Implementing HITL is not just a backend challenge; it is a User Interface (UI) challenge.
If you give an operator a black box that says "Reject this part" with no explanation, they will either blindly follow it (complacency) or ignore it entirely (distrust). To unlock human judgment, the interface must be Explainable.
Effective Connected Worker applications use Confidence Thresholds to govern the loop:
This turns the operator from a button pusher into an investigator. They aren't just executing a task; they are training the model. Every time they click Override, that data point is fed back into the system, making the AI smarter and the collaboration tighter.
1. Quality Assurance (The AI Spotter) Visual inspection is the classic HITL use case. Computer vision models are fast but prone to false positives. By using computer vision, the AI acts as a spotter, drawing a box around a potential defect.
2. Predictive Maintenance (The Sanity Check) An AI model might predict a 90% chance of bearing failure based on vibration data. However, shutting down the line is expensive.
3. On-Demand Frontline Intelligence We cannot expect new hires to memorize decades of tribal knowledge. AI assistants bridge the skills gap by making institutional knowledge conversationally accessible.
The manufacturing industry faces a persistent workforce crisis. With 3.8 million workers needed by 2033, and 1.9 million of those jobs potentially unfilled, the scarcity of skilled labor is the primary bottleneck for growth. We cannot hire our way out of this problem; we must augment our way out.
HITL AI serves as a force multiplier for manufacturing’s most limited resource: people.
By handling the cognitive load of data retrieval and routine monitoring, AI allows a single operator to manage more complexity without burnout. It also drastically shortens the learning curve. A new hire equipped with an AI spotter and intelligent assistant can perform at the level of a veteran much faster than traditional training methods allow.
This approach doesn't replace the worker; it scales their impact. It ensures that human ingenuity is applied only where it adds the most value — solving problems, improving processes, and making the critical decisions that machines cannot.
The factory of 2026 will not be empty. It will be busier than ever, but the work will look different.
We will see fewer people carrying clipboards and more people managing exceptions. We will see fewer people staring at parts for 8 hours and more people training agents to do it for them.
The manufacturers who win will not be the ones who automate the most; they will be the ones who figure out how to weave human judgment and machine intelligence into a single, seamless nervous system.

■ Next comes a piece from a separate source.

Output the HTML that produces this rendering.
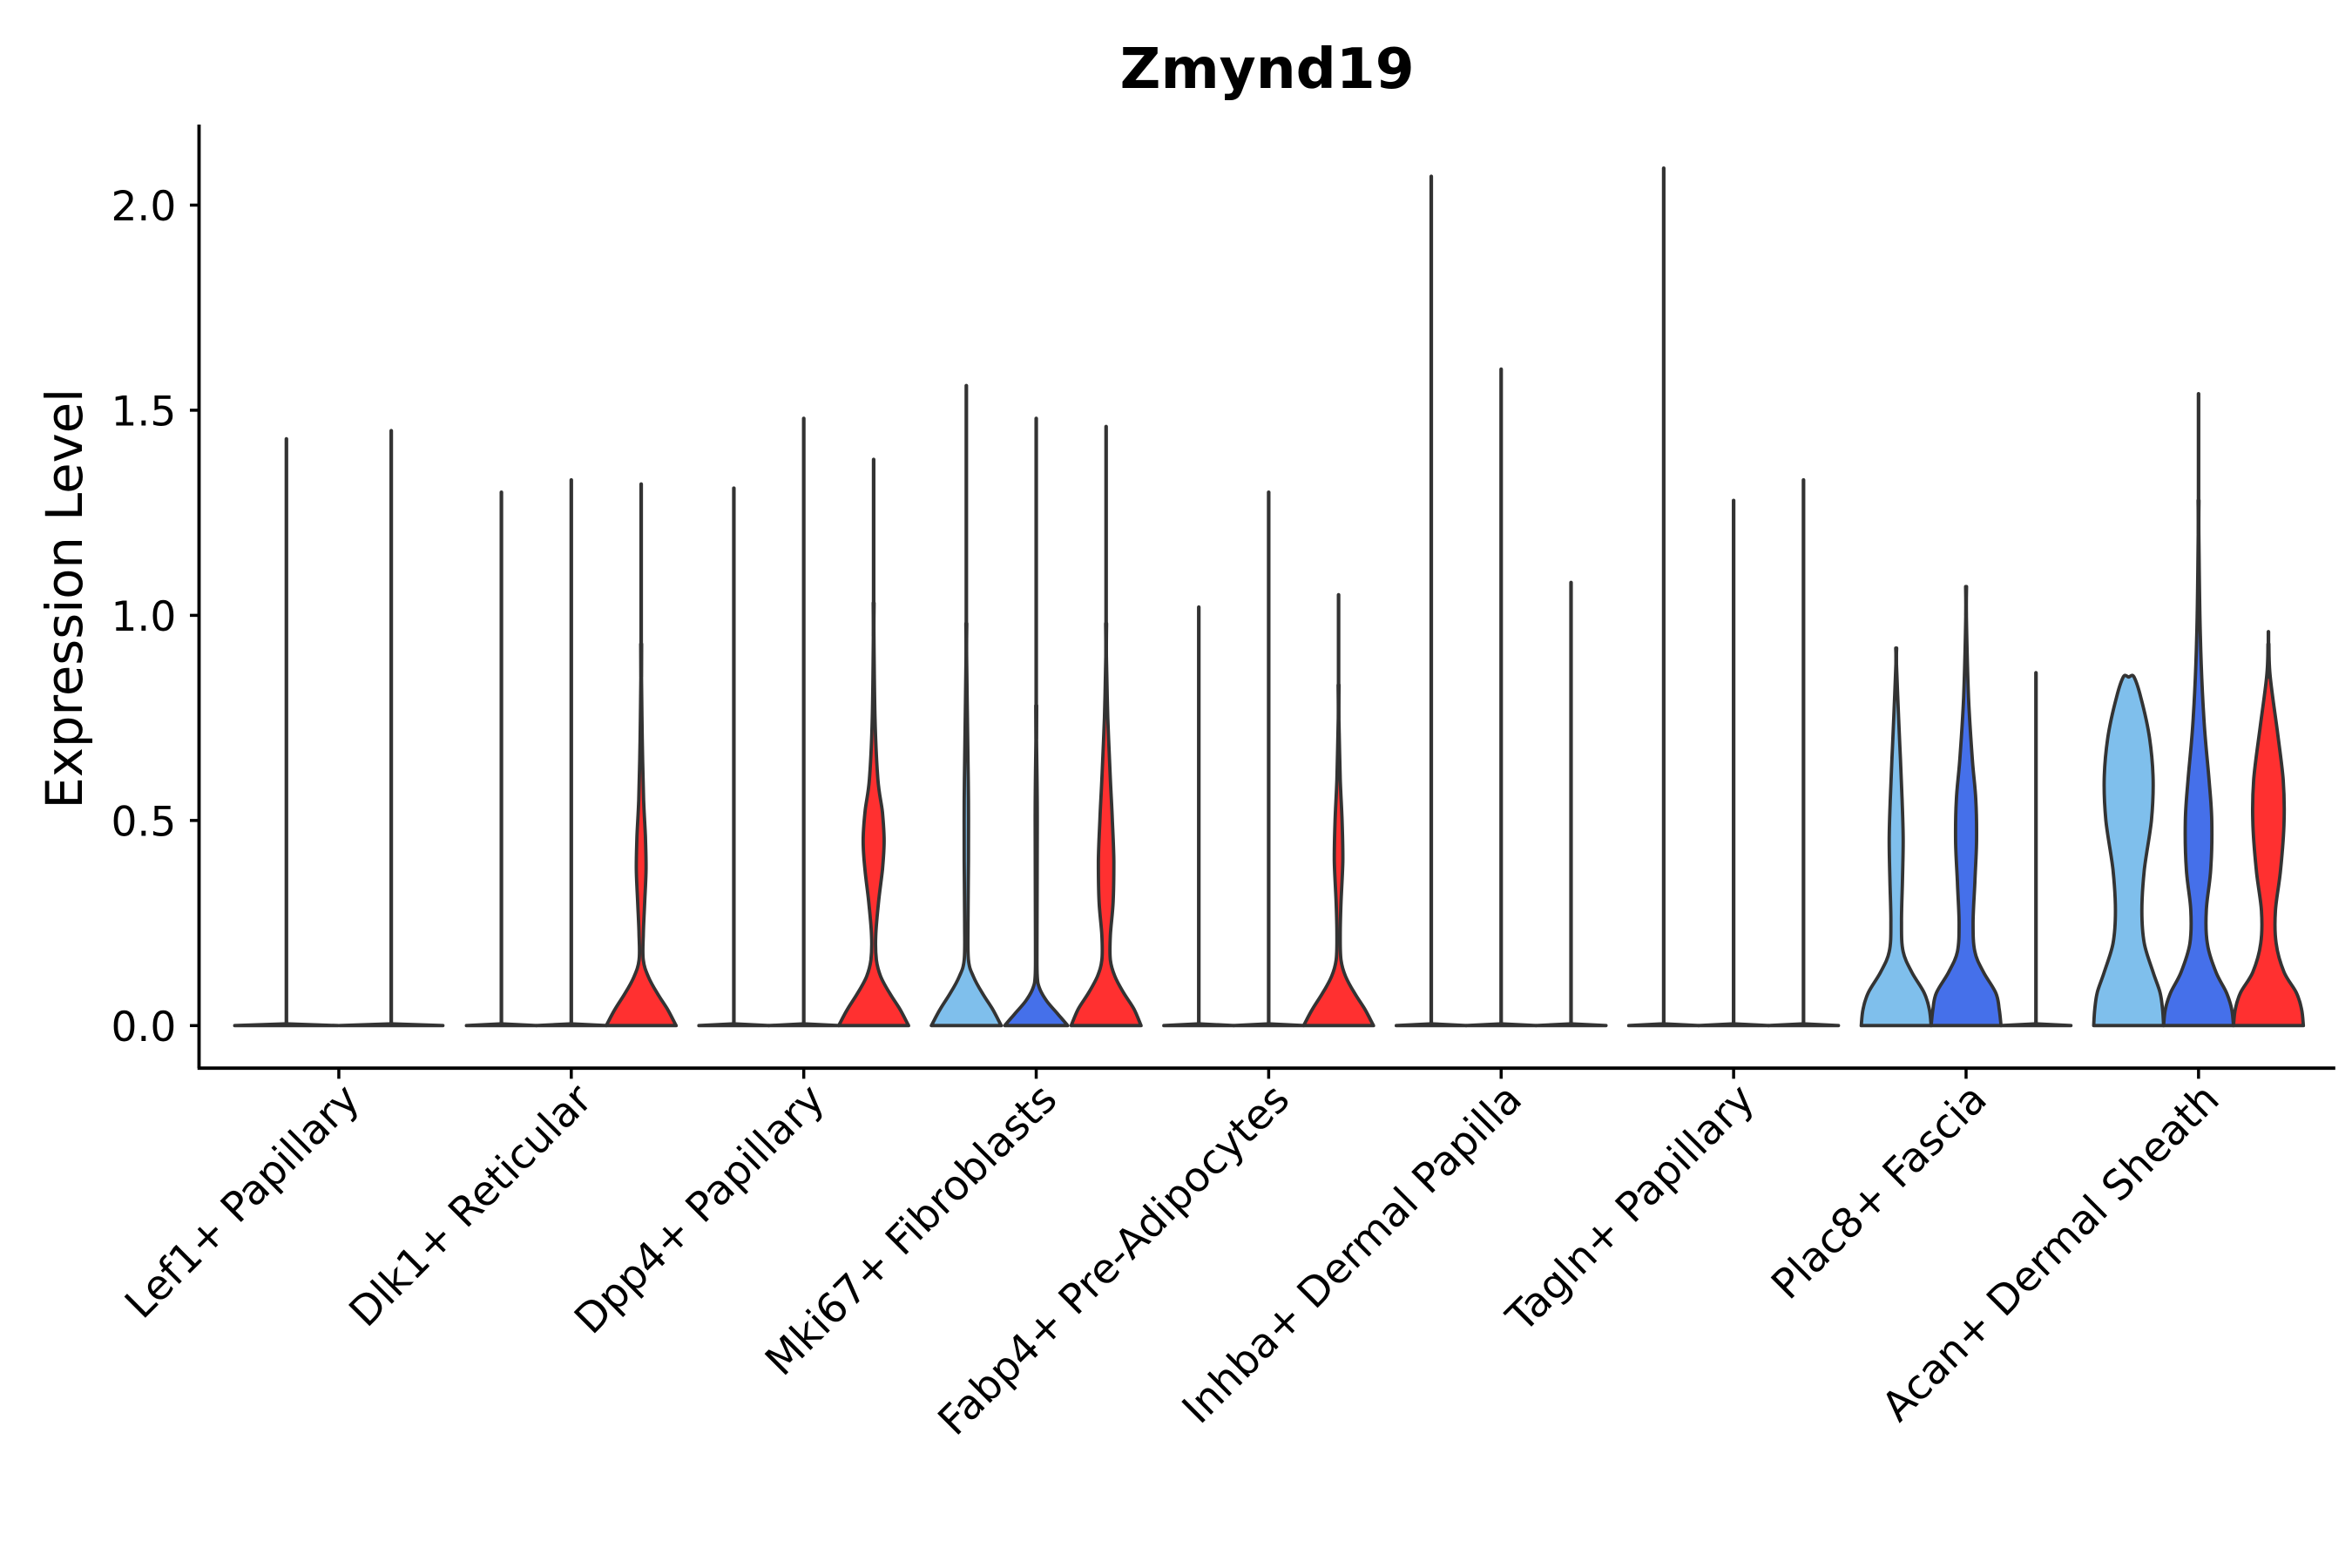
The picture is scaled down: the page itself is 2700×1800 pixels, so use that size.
<!DOCTYPE html>
<html><head><meta charset="utf-8"><style>body{margin:0;background:#fff}svg{display:block}text{font-family:"DejaVu Sans","Liberation Sans",sans-serif}</style></head>
<body>
<svg id="chart" width="2700" height="1800" viewBox="0 0 1548 1032" xmlns="http://www.w3.org/2000/svg">
<rect width="1548" height="1032" fill="#fff"/>
<text x="834" y="58" font-size="37" font-weight="bold" text-anchor="middle">Zmynd19</text>
<text transform="translate(54,394) rotate(-90)" font-size="33" text-anchor="middle">Expression Level</text>
<g id="axes"></g>
<g id="violins"></g>
</svg>
<script>
const categories=["Lef1+ Papillary","Dlk1+ Reticular","Dpp4+ Papillary","Mki67+ Fibroblasts","Fabp4+ Pre-Adipocytes","Inhba+ Dermal Papilla","Tagln+ Papillary","Plac8+ Fascia","Acan+ Dermal Sheath"];
const yTicks=[0,0.5,1.0,1.5,2.0];
const yTickLabels=["0.0","0.5","1.0","1.5","2.0"];
const groupColors=["#7FBFEC","#4570EA","#FF3030"];
const subgroups=[[0,1],[0,1,2],[0,1,2],[0,1,2],[0,1,2],[0,1,2],[0,1,2],[0,1,2],[0,1,2]];
const maxVals=[[1.43,1.45],[1.30,1.33,1.32],[1.31,1.48,1.38],[1.56,1.48,1.46],[1.02,1.30,1.05],[2.07,1.60,1.08],[2.09,1.28,1.33],[0.92,1.07,0.86],[0.85,1.54,0.96]];
const flatY=[0,0.005],flatW=[1,0.01];
const profY=[
 [flatY,flatY],
 [flatY,flatY,[0,0.04,0.08,0.12,0.16,0.22,0.3,0.38,0.46,0.55,0.7,0.85]],
 [flatY,flatY,[0,0.04,0.08,0.12,0.16,0.22,0.3,0.38,0.45,0.52,0.6,0.75,0.95]],
 [[0,0.04,0.08,0.12,0.16,0.25,0.4,0.55,0.7,0.9],[0,0.03,0.06,0.09,0.12,0.2,0.5,0.7],[0,0.04,0.08,0.12,0.16,0.22,0.3,0.4,0.5,0.6,0.75,0.9]],
 [flatY,flatY,[0,0.04,0.08,0.12,0.16,0.22,0.3,0.4,0.5,0.6,0.75]],
 [flatY,flatY,flatY],[flatY,flatY,flatY],
 [[0,0.04,0.08,0.13,0.18,0.25,0.35,0.45,0.55,0.65,0.75,0.88],[0,0.04,0.08,0.13,0.18,0.25,0.35,0.45,0.55,0.65,0.8,1.0],flatY],
 [[0,0.04,0.08,0.13,0.2,0.28,0.38,0.5,0.6,0.7,0.8,0.85],[0,0.04,0.08,0.13,0.2,0.28,0.38,0.5,0.6,0.75,0.95,1.2],[0,0.04,0.08,0.13,0.2,0.28,0.38,0.5,0.6,0.72,0.85]]
];
const profW=[
 [flatW,flatW],
 [flatW,flatW,[1,0.75,0.45,0.2,0.06,0.06,0.1,0.14,0.12,0.07,0.03,0.01]],
 [flatW,flatW,[1,0.75,0.45,0.2,0.08,0.06,0.14,0.25,0.3,0.25,0.12,0.04,0.01]],
 [[1,0.75,0.45,0.2,0.06,0.05,0.06,0.06,0.04,0.01],[0.9,0.6,0.3,0.1,0.03,0.02,0.03,0.01],[1,0.8,0.5,0.25,0.12,0.12,0.2,0.22,0.18,0.12,0.05,0.01]],
 [flatW,flatW,[1,0.75,0.45,0.2,0.07,0.05,0.07,0.12,0.1,0.05,0.01]],
 [flatW,flatW,flatW],[flatW,flatW,flatW],
 [[1,0.95,0.8,0.45,0.2,0.15,0.18,0.2,0.17,0.12,0.07,0.01],[1,0.95,0.85,0.5,0.25,0.2,0.25,0.3,0.28,0.18,0.07,0.01],flatW],
 [[1,0.97,0.9,0.7,0.45,0.38,0.45,0.65,0.7,0.6,0.35,0.15],[1,0.95,0.8,0.5,0.25,0.22,0.35,0.38,0.3,0.15,0.05,0.01],[1,0.95,0.8,0.45,0.22,0.2,0.35,0.45,0.42,0.25,0.05]]
];
const NS="http://www.w3.org/2000/svg";
const X0=131,X1=1537,YB=703,YT=82;
const yS=v=>675-v*270;
const xC=i=>223+i*153;
function mk(t,a,p){const e=document.createElementNS(NS,t);for(const k in a)e.setAttribute(k,a[k]);p.appendChild(e);return e;}
function smooth(pts){let d='M'+pts[0][0].toFixed(1)+','+pts[0][1].toFixed(1);
 for(let i=0;i<pts.length-1;i++){const p0=pts[Math.max(i-1,0)],p1=pts[i],p2=pts[i+1],p3=pts[Math.min(i+2,pts.length-1)];
  const c1=[p1[0]+(p2[0]-p0[0])/6,p1[1]+(p2[1]-p0[1])/6],c2=[p2[0]-(p3[0]-p1[0])/6,p2[1]-(p3[1]-p1[1])/6];
  d+='C'+c1[0].toFixed(1)+','+c1[1].toFixed(1)+' '+c2[0].toFixed(1)+','+c2[1].toFixed(1)+' '+p2[0].toFixed(1)+','+p2[1].toFixed(1);}
 return d;}
const ax=document.getElementById('axes');
const ya=mk('line',{x1:X0,y1:YT,x2:X0,y2:YB,stroke:'#000','stroke-width':2.2},ax);


const xa=mk('line',{x1:X0-1,y1:YB,x2:X1,y2:YB,stroke:'#000','stroke-width':2.2},ax);


yTicks.forEach((v,i)=>{
 const t=mk('line',{x1:X0-6,y1:yS(v),x2:X0,y2:yS(v),stroke:'#000','stroke-width':2},ax);
 
 
 const l=mk('text',{x:X0-15,y:yS(v)+10,'font-size':27,'text-anchor':'end'},ax);
 l.textContent=yTickLabels[i];
 
 
});
categories.forEach((c,i)=>{
 const t=mk('line',{x1:xC(i),y1:YB,x2:xC(i),y2:YB+7,stroke:'#000','stroke-width':2},ax);
 
 
 const l=mk('text',{transform:`translate(${xC(i)+15},${YB+22}) rotate(-45)`,'font-size':27,'text-anchor':'end'},ax);
 l.textContent=c;
 
 
});
const vg=document.getElementById('violins');
categories.forEach((c,i)=>{
 const subs=subgroups[i];const n=subs.length;
 const step=n===3?46:69;const hw=n===3?23:34;
 subs.forEach((g,j)=>{
  const cx=xC(i)+(j-(n-1)/2)*step;
  const ys=profY[i][j],ws=profW[i][j],top=maxVals[i][j];
  const last=ys[ys.length-1];
  let d;
  if(ys.length<=2){
   d=`M${cx-hw},${yS(0)}L${cx},${yS(0)-1.2}L${cx+hw},${yS(0)}Z`;
  }else{
   const right=[];
   ys.forEach((y,k)=>{right.push([cx+hw*ws[k],yS(y)]);});
   right.push([cx+0.3,yS(Math.min(top,last+0.08))]);
   const left=right.slice().reverse().map(p=>[2*cx-p[0],p[1]]);
   d=smooth(right)+'L'+left[0][0].toFixed(1)+','+left[0][1].toFixed(1)+smooth(left).replace(/^M[^C]*/,'')+'Z';
  }
  const p=mk('path',{d:d,fill:groupColors[g],stroke:'#333','stroke-width':2.2,'stroke-linejoin':'round'},vg);
  
  
  const ln=mk('line',{x1:cx,y1:yS(last),x2:cx,y2:yS(top),stroke:'#333','stroke-width':2.4,'stroke-linecap':'round'},vg);
  
  
 });
});
</script>
</body></html>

What is human-in-the-loop (HITL) in manufacturing? HITL is an operating model where humans oversee AI systems. The AI analyzes data and makes suggestions, but a human operator or engineer reviews those suggestions before final action is taken, ensuring safety and accuracy.
Why is HITL important for safety? AI models can make confident errors (hallucinations) when they encounter data they haven't seen before. A human in the loop acts as a safety valve, catching these errors before they result in injury, scrapped product, or equipment damage.
Does HITL slow down production? Not necessarily. While it adds a verification step, it prevents the massive downtime associated with AI errors. Furthermore, human-on-the-loop systems allow one human to supervise many AI agents, vastly increasing overall throughput compared to manual work.
What are the "Ironies of Automation"? The "Ironies of Automation" is a concept (coined by Lisanne Bainbridge) stating that as automated systems become more advanced, the human operator becomes more important, not less, because they are needed to handle the complex, unforeseen "edge cases" that the automation cannot resolve.
Is HITL required for GxP? In many cases, yes. Regulations like FDA 21 CFR Part 11 place heavy emphasis on data integrity and accountability. While AI can process data, a human identity is often required to sign off on critical decisions like batch release.